§ What the task asks:
Transcribe the material exactly. Images do not belong in the copy.

§ Data excerpt:
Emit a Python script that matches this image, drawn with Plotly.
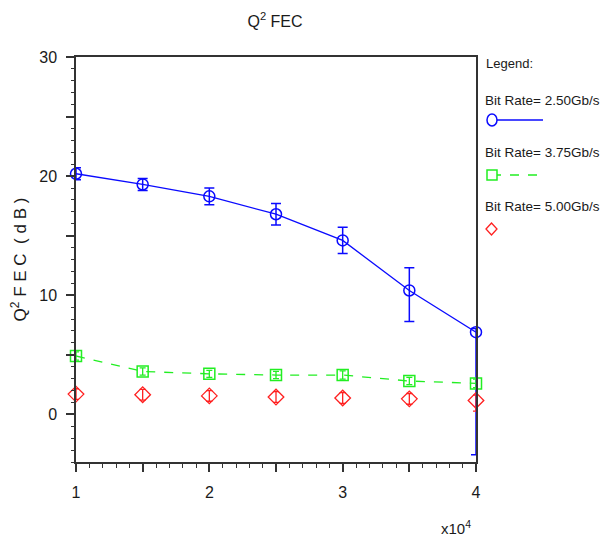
import plotly.graph_objects as go

# ---------------- data ----------------
distance = [1.0, 1.5, 2.0, 2.5, 3.0, 3.5, 4.0]          # x (x10^4)
q2_250 = [20.2, 19.3, 18.3, 16.8, 14.6, 10.4, 6.9]
err_250_plus = [0.5, 0.5, 0.7, 0.9, 1.1, 1.9, 0.3]
err_250_minus = [0.5, 0.5, 0.7, 0.9, 1.1, 2.6, 10.3]
q2_375 = [4.9, 3.6, 3.4, 3.3, 3.3, 2.8, 2.6]
err_375 = [0.35, 0.3, 0.3, 0.3, 0.35, 0.3, 0.35]
q2_500 = [1.7, 1.65, 1.55, 1.45, 1.37, 1.3, 1.17]
err_500_plus = [0.45, 0.45, 0.45, 0.45, 0.45, 0.45, 0.45]
err_500_minus = [0.45, 0.45, 0.45, 0.45, 0.45, 0.45, 0.9]

series_names = ["Bit Rate= 2.50Gb/s", "Bit Rate= 3.75Gb/s", "Bit Rate= 5.00Gb/s"]
x_tickvals = [1, 1.5, 2, 2.5, 3, 3.5, 4]
x_ticktext = ["1", "", "2", "", "3", "", "4"]
y_tickvals = [-5, 0, 5, 10, 15, 20, 25, 30]
y_ticktext = ["", "0", "", "10", "", "20", "", "30"]

BLUE = "#0a0aff"
GREEN = "#22ee22"
RED = "#ff2020"
AX = "#333333"
TXT = "#1a1a1a"
FONT = "Liberation Sans, Arial, sans-serif"

fig = go.Figure()

fig.add_trace(go.Scatter(
    x=distance, y=q2_250, mode="lines+markers", name=series_names[0],
    line=dict(color=BLUE, width=1.3),
    marker=dict(symbol="circle-open", size=11, color=BLUE, line=dict(width=1.5)),
    error_y=dict(type="data", symmetric=False, array=err_250_plus,
                 arrayminus=err_250_minus, color=BLUE, thickness=1.5, width=5),
    cliponaxis=False,
))
fig.add_trace(go.Scatter(
    x=distance, y=q2_375, mode="lines+markers", name=series_names[1],
    line=dict(color=GREEN, width=1.3, dash="dash"),
    marker=dict(symbol="square-open", size=11, color=GREEN, line=dict(width=1.5)),
    error_y=dict(type="data", array=err_375, color=GREEN, thickness=1.3, width=3),
    cliponaxis=False,
))
fig.add_trace(go.Scatter(
    x=distance, y=q2_500, mode="markers", name=series_names[2],
    marker=dict(symbol="diamond-open", size=12, color=RED, line=dict(width=1.3)),
    error_y=dict(type="data", symmetric=False, array=err_500_plus,
                 arrayminus=err_500_minus, color=RED, thickness=1.3, width=3),
    cliponaxis=False,
))

# page offset of the figure inside the browser window (default body margin)
OX, OY = 8, 7
# plot area geometry in window pixels (for decoration placement)
L, R, T, B = 76, 476, 56, 461
W, H = 600, 533


def px(xp):
    return (xp - L) / (R - L)


def py(yp):
    return (B - yp) / (B - T)


shapes = []
annotations = []

# custom legend
annotations.append(dict(text="Legend:", x=px(484), y=py(63), xref="paper", yref="paper",
                        xanchor="left", yanchor="middle", showarrow=False,
                        font=dict(size=13, color=TXT, family=FONT)))
legend_text_y = [100, 151, 205]
legend_sym_y = [119, 174, 228]
for name, ty in zip(series_names, legend_text_y):
    annotations.append(dict(text=name, x=px(483), y=py(ty), xref="paper", yref="paper",
                            xanchor="left", yanchor="middle", showarrow=False,
                            font=dict(size=13.5, color=TXT, family=FONT)))

# blue: circle + solid line
cy = legend_sym_y[0]
shapes.append(dict(type="line", xref="paper", yref="paper", x0=px(492), x1=px(543),
                   y0=py(cy), y1=py(cy), line=dict(color=BLUE, width=1.5)))
shapes.append(dict(type="circle", xref="paper", yref="paper", x0=px(487), x1=px(497),
                   y0=py(cy - 6), y1=py(cy + 6), line=dict(color=BLUE, width=1.5),
                   fillcolor="white"))
# green: square + dashed line
cy = legend_sym_y[1]
shapes.append(dict(type="line", xref="paper", yref="paper", x0=px(492), x1=px(543),
                   y0=py(cy), y1=py(cy), line=dict(color=GREEN, width=1.5, dash="dash")))
shapes.append(dict(type="rect", xref="paper", yref="paper", x0=px(487), x1=px(497),
                   y0=py(cy - 5), y1=py(cy + 5), line=dict(color=GREEN, width=1.5),
                   fillcolor="white"))
# red: diamond only
cy = legend_sym_y[2]
x0, x1, xc = px(486), px(497), px(491.5)
y0, y1, yc = py(cy + 6), py(cy - 6), py(cy)
shapes.append(dict(type="path", xref="paper", yref="paper",
                   path=f"M {x0} {yc} L {xc} {y1} L {x1} {yc} L {xc} {y0} Z",
                   line=dict(color=RED, width=1.3), fillcolor="white"))

# x10^4 exponent label
annotations.append(dict(text="x10<sup>4</sup>", x=px(456), y=py(526), xref="paper", yref="paper",
                        xanchor="center", yanchor="middle", showarrow=False,
                        font=dict(size=15, color=TXT, family=FONT)))

fig.update_layout(
    width=W, height=H,
    margin=dict(l=L - OX, r=W - (R - OX), t=T - OY, b=H - (B - OY), autoexpand=False),
    paper_bgcolor="white", plot_bgcolor="white",
    showlegend=False,
    font=dict(family=FONT, color=TXT),
    title=dict(text="Q<sup>2</sup> FEC", x=(275 - OX) / W, xanchor="center",
               y=1 - (20 - OY) / H, yanchor="middle", yref="container",
               font=dict(size=16, color=TXT, family=FONT)),
    xaxis=dict(range=[1, 4], tickvals=x_tickvals, ticktext=x_ticktext,
               ticks="outside", ticklen=8, tickwidth=1.5, tickcolor=AX,
               minor=dict(dtick=0.1, ticks="outside", ticklen=4, tickwidth=1.2, tickcolor=AX),
               showline=True, linecolor=AX, linewidth=1.5, mirror=True,
               showgrid=False, zeroline=False,
               tickfont=dict(size=16, color=TXT), ticklabelstandoff=7),
    yaxis=dict(range=[-4, 30], tickvals=y_tickvals, ticktext=y_ticktext,
               ticks="outside", ticklen=8, tickwidth=1.5, tickcolor=AX,
               minor=dict(dtick=1, ticks="outside", ticklen=3, tickwidth=1.2, tickcolor=AX),
               showline=True, linecolor=AX, linewidth=1.5, mirror=True,
               showgrid=False, zeroline=False,
               tickfont=dict(size=16, color=TXT), ticklabelstandoff=6,
               title=dict(text="Q<sup>2</sup> F E C  ( d B )", standoff=18,
                          font=dict(size=17, color=TXT))),
    shapes=shapes,
    annotations=annotations,
)

fig.write_html("out.html")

§ Result:
Emit a Python script that matches this image, drawn with Plotly.
import plotly.graph_objects as go

# ---------------- data ----------------
distance = [1.0, 1.5, 2.0, 2.5, 3.0, 3.5, 4.0]          # x (x10^4)
q2_250 = [20.2, 19.3, 18.3, 16.8, 14.6, 10.4, 6.9]
err_250_plus = [0.5, 0.5, 0.7, 0.9, 1.1, 1.9, 0.3]
err_250_minus = [0.5, 0.5, 0.7, 0.9, 1.1, 2.6, 10.3]
q2_375 = [4.9, 3.6, 3.4, 3.3, 3.3, 2.8, 2.6]
err_375 = [0.35, 0.3, 0.3, 0.3, 0.35, 0.3, 0.35]
q2_500 = [1.7, 1.65, 1.55, 1.45, 1.37, 1.3, 1.17]
err_500_plus = [0.45, 0.45, 0.45, 0.45, 0.45, 0.45, 0.45]
err_500_minus = [0.45, 0.45, 0.45, 0.45, 0.45, 0.45, 0.9]

series_names = ["Bit Rate= 2.50Gb/s", "Bit Rate= 3.75Gb/s", "Bit Rate= 5.00Gb/s"]
x_tickvals = [1, 1.5, 2, 2.5, 3, 3.5, 4]
x_ticktext = ["1", "", "2", "", "3", "", "4"]
y_tickvals = [-5, 0, 5, 10, 15, 20, 25, 30]
y_ticktext = ["", "0", "", "10", "", "20", "", "30"]

BLUE = "#0a0aff"
GREEN = "#22ee22"
RED = "#ff2020"
AX = "#333333"
TXT = "#1a1a1a"
FONT = "Liberation Sans, Arial, sans-serif"

fig = go.Figure()

fig.add_trace(go.Scatter(
    x=distance, y=q2_250, mode="lines+markers", name=series_names[0],
    line=dict(color=BLUE, width=1.3),
    marker=dict(symbol="circle-open", size=11, color=BLUE, line=dict(width=1.5)),
    error_y=dict(type="data", symmetric=False, array=err_250_plus,
                 arrayminus=err_250_minus, color=BLUE, thickness=1.5, width=5),
    cliponaxis=False,
))
fig.add_trace(go.Scatter(
    x=distance, y=q2_375, mode="lines+markers", name=series_names[1],
    line=dict(color=GREEN, width=1.3, dash="dash"),
    marker=dict(symbol="square-open", size=11, color=GREEN, line=dict(width=1.5)),
    error_y=dict(type="data", array=err_375, color=GREEN, thickness=1.3, width=3),
    cliponaxis=False,
))
fig.add_trace(go.Scatter(
    x=distance, y=q2_500, mode="markers", name=series_names[2],
    marker=dict(symbol="diamond-open", size=12, color=RED, line=dict(width=1.3)),
    error_y=dict(type="data", symmetric=False, array=err_500_plus,
                 arrayminus=err_500_minus, color=RED, thickness=1.3, width=3),
    cliponaxis=False,
))

# page offset of the figure inside the browser window (default body margin)
OX, OY = 8, 7
# plot area geometry in window pixels (for decoration placement)
L, R, T, B = 76, 476, 56, 461
W, H = 600, 533


def px(xp):
    return (xp - L) / (R - L)


def py(yp):
    return (B - yp) / (B - T)


shapes = []
annotations = []

# custom legend
annotations.append(dict(text="Legend:", x=px(484), y=py(63), xref="paper", yref="paper",
                        xanchor="left", yanchor="middle", showarrow=False,
                        font=dict(size=13, color=TXT, family=FONT)))
legend_text_y = [100, 151, 205]
legend_sym_y = [119, 174, 228]
for name, ty in zip(series_names, legend_text_y):
    annotations.append(dict(text=name, x=px(483), y=py(ty), xref="paper", yref="paper",
                            xanchor="left", yanchor="middle", showarrow=False,
                            font=dict(size=13.5, color=TXT, family=FONT)))

# blue: circle + solid line
cy = legend_sym_y[0]
shapes.append(dict(type="line", xref="paper", yref="paper", x0=px(492), x1=px(543),
                   y0=py(cy), y1=py(cy), line=dict(color=BLUE, width=1.5)))
shapes.append(dict(type="circle", xref="paper", yref="paper", x0=px(487), x1=px(497),
                   y0=py(cy - 6), y1=py(cy + 6), line=dict(color=BLUE, width=1.5),
                   fillcolor="white"))
# green: square + dashed line
cy = legend_sym_y[1]
shapes.append(dict(type="line", xref="paper", yref="paper", x0=px(492), x1=px(543),
                   y0=py(cy), y1=py(cy), line=dict(color=GREEN, width=1.5, dash="dash")))
shapes.append(dict(type="rect", xref="paper", yref="paper", x0=px(487), x1=px(497),
                   y0=py(cy - 5), y1=py(cy + 5), line=dict(color=GREEN, width=1.5),
                   fillcolor="white"))
# red: diamond only
cy = legend_sym_y[2]
x0, x1, xc = px(486), px(497), px(491.5)
y0, y1, yc = py(cy + 6), py(cy - 6), py(cy)
shapes.append(dict(type="path", xref="paper", yref="paper",
                   path=f"M {x0} {yc} L {xc} {y1} L {x1} {yc} L {xc} {y0} Z",
                   line=dict(color=RED, width=1.3), fillcolor="white"))

# x10^4 exponent label
annotations.append(dict(text="x10<sup>4</sup>", x=px(456), y=py(526), xref="paper", yref="paper",
                        xanchor="center", yanchor="middle", showarrow=False,
                        font=dict(size=15, color=TXT, family=FONT)))

fig.update_layout(
    width=W, height=H,
    margin=dict(l=L - OX, r=W - (R - OX), t=T - OY, b=H - (B - OY), autoexpand=False),
    paper_bgcolor="white", plot_bgcolor="white",
    showlegend=False,
    font=dict(family=FONT, color=TXT),
    title=dict(text="Q<sup>2</sup> FEC", x=(275 - OX) / W, xanchor="center",
               y=1 - (20 - OY) / H, yanchor="middle", yref="container",
               font=dict(size=16, color=TXT, family=FONT)),
    xaxis=dict(range=[1, 4], tickvals=x_tickvals, ticktext=x_ticktext,
               ticks="outside", ticklen=8, tickwidth=1.5, tickcolor=AX,
               minor=dict(dtick=0.1, ticks="outside", ticklen=4, tickwidth=1.2, tickcolor=AX),
               showline=True, linecolor=AX, linewidth=1.5, mirror=True,
               showgrid=False, zeroline=False,
               tickfont=dict(size=16, color=TXT), ticklabelstandoff=7),
    yaxis=dict(range=[-4, 30], tickvals=y_tickvals, ticktext=y_ticktext,
               ticks="outside", ticklen=8, tickwidth=1.5, tickcolor=AX,
               minor=dict(dtick=1, ticks="outside", ticklen=3, tickwidth=1.2, tickcolor=AX),
               showline=True, linecolor=AX, linewidth=1.5, mirror=True,
               showgrid=False, zeroline=False,
               tickfont=dict(size=16, color=TXT), ticklabelstandoff=6,
               title=dict(text="Q<sup>2</sup> F E C  ( d B )", standoff=18,
                          font=dict(size=17, color=TXT))),
    shapes=shapes,
    annotations=annotations,
)

fig.write_html("out.html")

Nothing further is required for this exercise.